Related topics

‘Mr. Rogers’ Heroes’ Looks at Who’s Helping America’s Children

September 2, 1994 GMT

NEW YORK (AP) _ He only wanted one, but there are two titles to Fred Rogers’ PBS special, ″Fred Rogers’ Heroes: Who’s Helping America’s Children.″

″The second was my title,″ said the kindly, soft-spoken gentleman known to millions of Americans (many of them little) as Mr. Rogers. ″Then they told me, ’Your friends will watch it if we put your name there, Fred.‴

End of discussion.

Rogers, host of PBS’ long-running ″Mr. Rogers’ Neighborhood,″ wants as many of his friends as possible to watch his special, airing at 8 p.m. EDT Tuesday night, after the long holiday weekend.


He wants to introduce you to a few of his personal heroes.

″We live in a world in which we need to share responsibility,″ he said. ″It’s easy to say ‘It’s not my child, not my community, not my world, not my problem.’ Then there are those who see the need and respond.

″I consider those people my heroes,″ he said.

″I have a chance to give a little notice to all those people who give hope to our fairly despairing society. ... And I wanted to present them in a way that would allow you to know them.″

Rogers said his production team, Family Communications, Inc., found the heroes by calling producers and friends all over the map, looking for people who are doing good, and making a difference in the lives of children.

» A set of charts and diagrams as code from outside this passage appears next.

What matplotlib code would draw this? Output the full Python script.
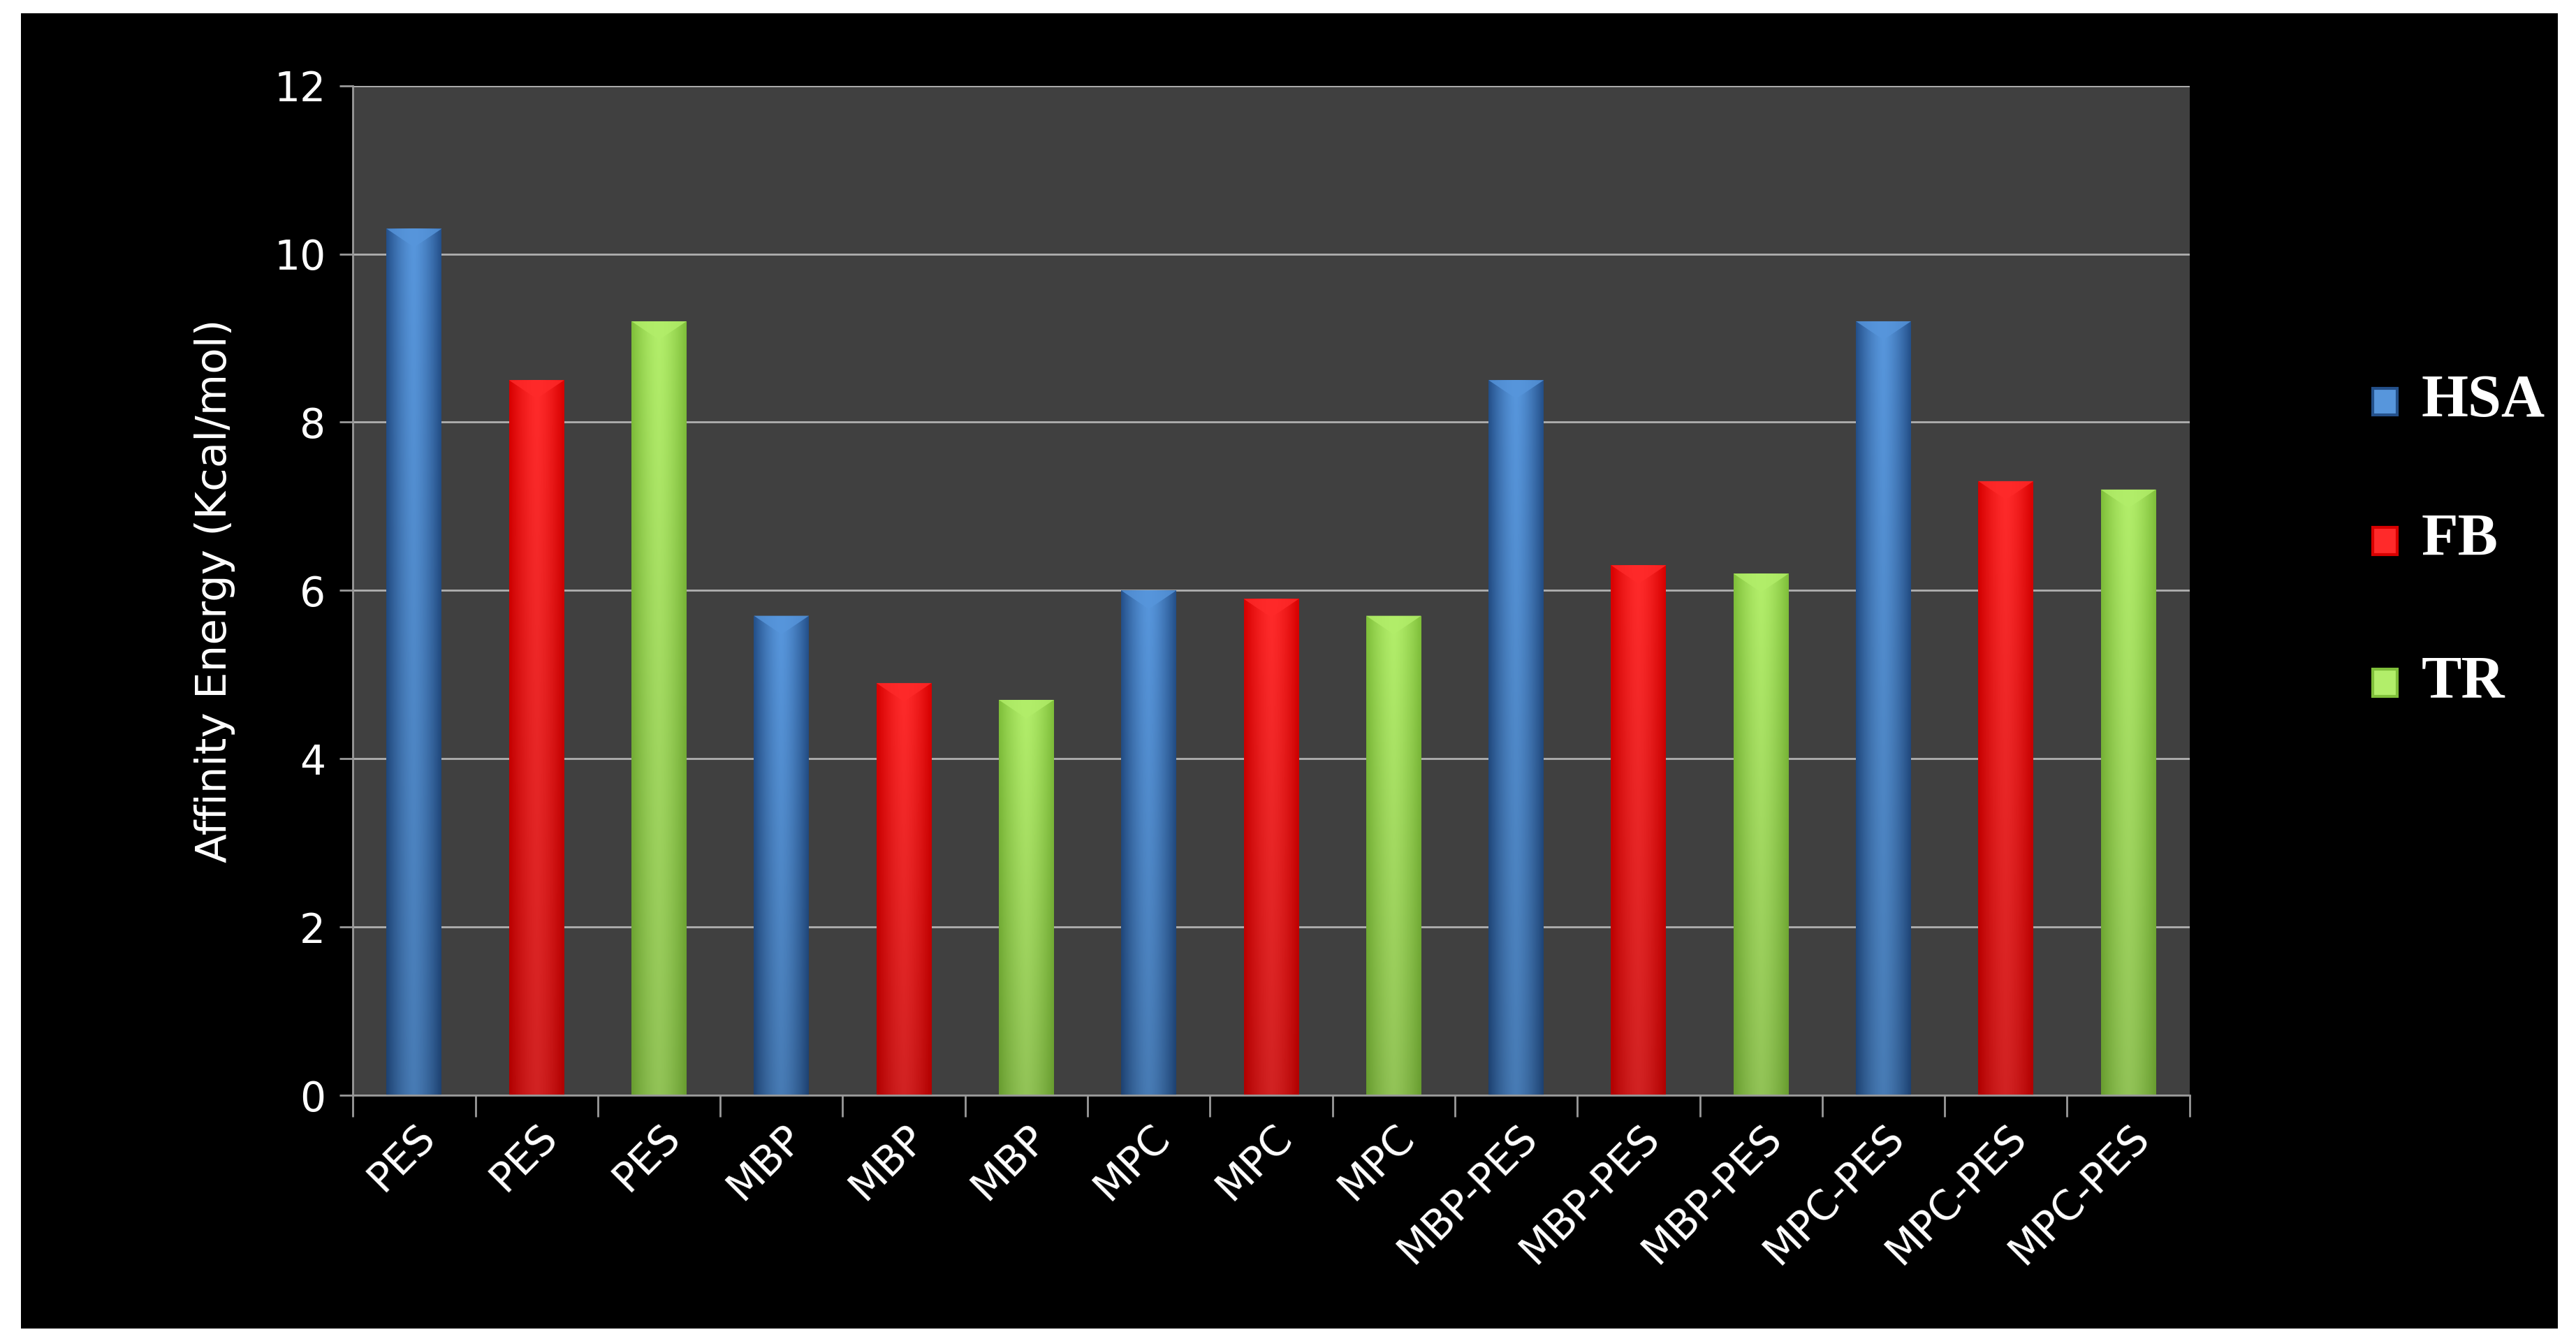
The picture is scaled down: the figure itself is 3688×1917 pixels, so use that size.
import matplotlib.pyplot as plt
import matplotlib.patches as patches
import numpy as np

categories = ['PES', 'PES', 'PES', 'MBP', 'MBP', 'MBP', 'MPC', 'MPC', 'MPC',
              'MBP-PES', 'MBP-PES', 'MBP-PES', 'MPC-PES', 'MPC-PES', 'MPC-PES']
values = [10.3, 8.5, 9.2, 5.7, 4.9, 4.7, 6.0, 5.9, 5.7, 8.5, 6.3, 6.2, 9.2, 7.3, 7.2]
series = ['HSA', 'FB', 'TR']
# edge, centre colours for the cylinder-like shading
shades = {'HSA': ('#24508a', '#5796dc'),
          'FB': ('#d80000', '#ff2a2a'),
          'TR': ('#7fbf3a', '#b2ee6a')}

fig = plt.figure(figsize=(36.88, 19.17), dpi=100, facecolor='white')
bg = fig.add_axes([0.008, 0.008, 0.985, 0.982])
bg.set_facecolor('black'); bg.set_xticks([]); bg.set_yticks([])
for s in bg.spines.values():
    s.set_visible(False)

ax = fig.add_axes([0.137, 0.182, 0.713, 0.754])
ax.set_facecolor('#404040')
ax.set_ylim(0, 12)
ax.set_xlim(-0.5, len(values) - 0.5)
ax.set_yticks(range(0, 13, 2))
ax.yaxis.grid(True, color='#b0b0b0', linewidth=2)
ax.set_axisbelow(True)
for name in ['top', 'right']:
    ax.spines[name].set_visible(False)
for name in ['left', 'bottom']:
    ax.spines[name].set_color('#9a9a9a'); ax.spines[name].set_linewidth(2)

w = 0.45
for i, v in enumerate(values):
    key = series[i % 3]
    edge, centre = shades[key]
    rect = patches.Rectangle((i - w / 2, 0), w, v, facecolor=centre, edgecolor='none')
    ax.add_patch(rect)
    # gradient: dark edges, light centre, a bit darker towards the base
    t = np.linspace(-1, 1, 64)
    a = np.abs(t) ** 1.5
    c0 = np.array(plt.matplotlib.colors.to_rgb(centre))
    c1 = np.array(plt.matplotlib.colors.to_rgb(edge))
    row = (1 - a)[:, None] * c0 + a[:, None] * c1
    yy = np.linspace(1.0, 0.82, 64)  # top row first
    img = row[None, :, :] * yy[:, None, None]
    im = ax.imshow(img, extent=(i - w / 2, i + w / 2, 0, v),
                   aspect='auto', zorder=2)
    im.set_clip_path(rect)
    # bevelled top
    cap = patches.Polygon([(i - w / 2, v), (i + w / 2, v), (i, v - 0.22)],
                          closed=True, facecolor=centre, edgecolor='none',
                          alpha=0.8, zorder=3)
    ax.add_patch(cap)

ax.set_xticks(np.arange(len(values)))
ax.set_xticklabels(categories, rotation=45, ha='right', rotation_mode='anchor',
                   color='white', fontsize=42)
ax.set_xticks(np.arange(-0.5, len(values)), minor=True)
ax.tick_params(axis='x', which='major', length=0, pad=22)
ax.tick_params(axis='x', which='minor', length=22, width=2, color='#9a9a9a')
ax.tick_params(axis='y', colors='white', labelsize=42, length=14, width=2, pad=14)
ax.tick_params(axis='y', color='#9a9a9a')
ax.set_ylabel('Affinity Energy (Kcal/mol)', color='white', fontsize=44, labelpad=40)

# legend
for k, (name, y) in enumerate(zip(series, [0.70, 0.596, 0.49])):
    edge, centre = shades[name]
    fig.patches.append(patches.Rectangle((0.921, y - 0.01), 0.0095, 0.02,
                                         transform=fig.transFigure,
                                         facecolor=centre, edgecolor=edge, linewidth=3))
    fig.text(0.940, y, name, color='white', fontsize=62, fontweight='bold',
             family='Liberation Serif', va='center', ha='left')

fig.savefig('out.png', dpi=100, facecolor='white')
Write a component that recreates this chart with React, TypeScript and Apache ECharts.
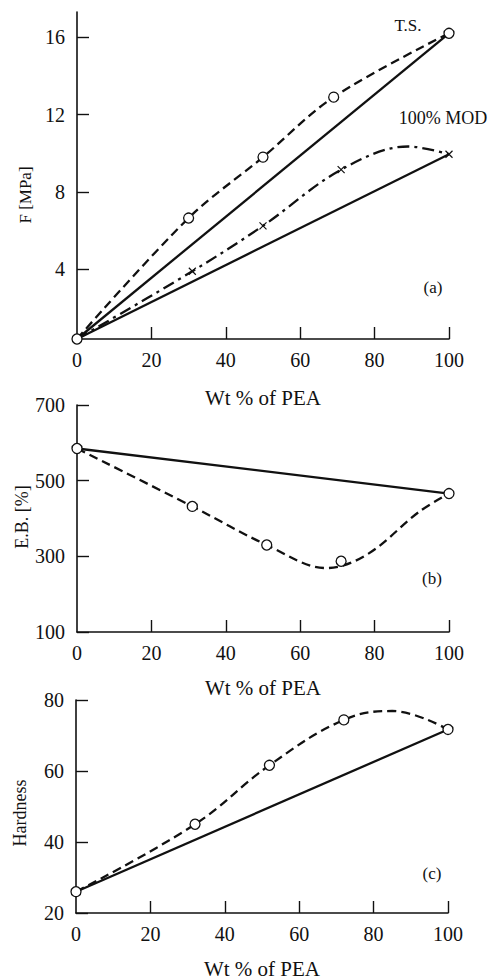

″The toughest thing was choosing who to introduce you to,″ Rogers said. ″You can find a hero around any corner. That’s what’s so hopeful.″

The heroes you will meet are:

-Glojean Todacheene, principal of Mesa Elementary School on the Navajo Reservation in Shiprock, N.M., for the past two years. In a small community beset by the ills of alcoholism and unemployment, she has used Navajo wisdom and hard work to make the school a safe place where children can flourish.

-Olomenji O’Connor, a high school dropout who created Project Peace, a mediation and conflict resolution program for pupils in five of Chicago’s inner-city elementary schools.

-Carola de la Rocha, a dancer and teacher who founded the Los Angeles Mexican Dance Company, where training, education and discipline are offered to any young person who wants to study dance seriously.

-Dr. Sam Ross, founder and director of Green Chimneys, a working farm where troubled young people can heal and find solace in caring for animals.


Rogers was asked whether there was a common trait shared by his four heroes. ″I think the main thing about them was how readily they spoke of the importance of the kids in their lives,″ he said. ″In other words, they are receiving givers.″

How’s that again?

″If you’re simply a giver, you can fall into the trap of manipulating others; when you’re a receiver, you’re in a position of vulnerability and not the powerful one,″ Rogers said.

″To be able to receive seems to me to be a very mature way of being. To be able to give and receive is the stance that I would like to grow into as the years go on,″ he said.

″There’s a generous current in the American spirit,″ he said. ″And if we can simply give voice to that once in a while, I think it’s a good message.″


Elsewhere in television ...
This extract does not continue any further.